Okyenhene
- In office 13 June 1958 – 14 April 1959

High Commissioner of Ghana to India
- In office July 1959 – February 1962

Personal details
- Born: Kyebi, Eastern Region
- Spouse: Rose Korantemaa Okrah
- Occupation: Diplomat
- Profession: Chief

= Nana Kwabena Kena II =

Ghanaian diplomat and Chief

Adontenhene Nana Kwabena Kena II was a Ghanaian diplomat and Chief of Kukurantumi.

== Early life ==
Kena hailed from Kyebi in the Eastern Region of Ghana.

== Career ==
Kena was the Okyenhene (ruler) and Adontenhene of the Akyem Abuakwa State as a Regent from 13 June 1958 to 14 April 1959.

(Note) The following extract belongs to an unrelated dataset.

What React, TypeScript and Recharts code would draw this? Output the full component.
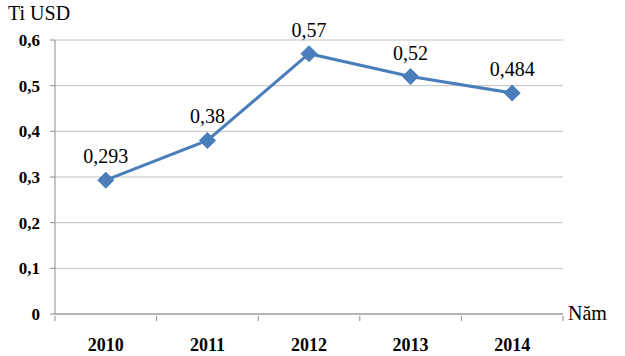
import { LineChart, Line, XAxis, YAxis, CartesianGrid, LabelList } from 'recharts';

const years = ['2010', '2011', '2012', '2013', '2014'];
const values = [0.293, 0.38, 0.57, 0.52, 0.484];
const valueLabels = ['0,293', '0,38', '0,57', '0,52', '0,484'];
const yTicks = [0, 0.1, 0.2, 0.3, 0.4, 0.5, 0.6];

const data = years.map((y, i) => ({ year: y, value: values[i], label: valueLabels[i] }));

const LINE_COLOR = '#4a7ebb';
const AXIS_COLOR = '#8c8c8c';
const FONT = "'Liberation Serif', 'Times New Roman', serif";

const PLOT_LEFT = 55;
const PLOT_RIGHT = 563;
const BAND = (PLOT_RIGHT - PLOT_LEFT) / years.length;

function Diamond(props: any) {
  const { cx, cy } = props;
  if (cx == null || cy == null) return null;
  const r = 8;
  return (
    <polygon
      points={`${cx},${cy - r} ${cx + r},${cy} ${cx},${cy + r} ${cx - r},${cy}`}
      fill={LINE_COLOR}
      stroke={LINE_COLOR}
    />
  );
}

// custom tick: label at band centre, tick marks on band edges
function XTick(props: any) {
  const { x, y, payload, index } = props;
  return (
    <g>
      <line x1={x - BAND / 2} x2={x - BAND / 2} y1={y} y2={y + 5} stroke={AXIS_COLOR} />
      {index === years.length - 1 && (
        <line x1={x + BAND / 2} x2={x + BAND / 2} y1={y} y2={y + 5} stroke={AXIS_COLOR} />
      )}
      <text
        x={x}
        y={y + 35}
        textAnchor="middle"
        fontFamily={FONT}
        fontWeight="bold"
        fontSize={18}
        fill="#000"
      >
        {payload.value}
      </text>
    </g>
  );
}

export default function App() {
  return (
    <div style={{ position: 'absolute', left: 0, top: 0, width: 625, height: 356, background: '#fff', fontFamily: FONT }}>
      <LineChart
        width={625}
        height={356}
        data={data}
        margin={{ top: 40, right: 62, left: 0, bottom: 12 }}
      >
        <CartesianGrid vertical={false} stroke="#c0c0c0" />
        <XAxis
          dataKey="year"
          scale="band"
          height={30}
          tickLine={false}
          tickSize={0}
          tick={<XTick />}
          axisLine={{ stroke: AXIS_COLOR }}
          interval={0}
        />
        <YAxis
          width={55}
          domain={[0, 0.6]}
          ticks={yTicks}
          interval={0}
          tickSize={5}
          tickMargin={10}
          tickLine={{ stroke: AXIS_COLOR }}
          axisLine={{ stroke: AXIS_COLOR }}
          tickFormatter={(v: number) => String(Math.round(v * 10) / 10).replace('.', ',')}
          tick={{ fontFamily: FONT, fontWeight: 'bold', fontSize: 17, fill: '#000' }}
        />
        <Line
          type="linear"
          dataKey="value"
          stroke={LINE_COLOR}
          strokeWidth={3}
          dot={<Diamond />}
          activeDot={false}
          isAnimationActive={false}
        >
          <LabelList
            dataKey="label"
            position="top"
            offset={17}
            fontFamily={FONT}
            fontSize={20}
            fill="#000"
          />
        </Line>
      </LineChart>
      <div style={{ position: 'absolute', left: 8, top: 1, fontSize: 20, lineHeight: '24px' }}>
        Ti USD
      </div>
      <div style={{ position: 'absolute', left: 568, top: 301, fontSize: 20, lineHeight: '24px' }}>
        Năm
      </div>
    </div>
  );
}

He was the chairman for the National Food Board.

== Politics ==
Kena was a member of the Convention People's Party.

== Ambassadorial role ==
Kena was the High Commissioner of Ghana to India from July 1959 to February 1962.

== Personal life ==
Kena was married to Rose Korantemaa Okrah and Samuel Okae Foster was their son, also a former diplomat who served as High Commissioner of Ghana to the United Kingdom.

== Death ==
Kena died on 28 August 1961 in New Delhi. He died at 48 years.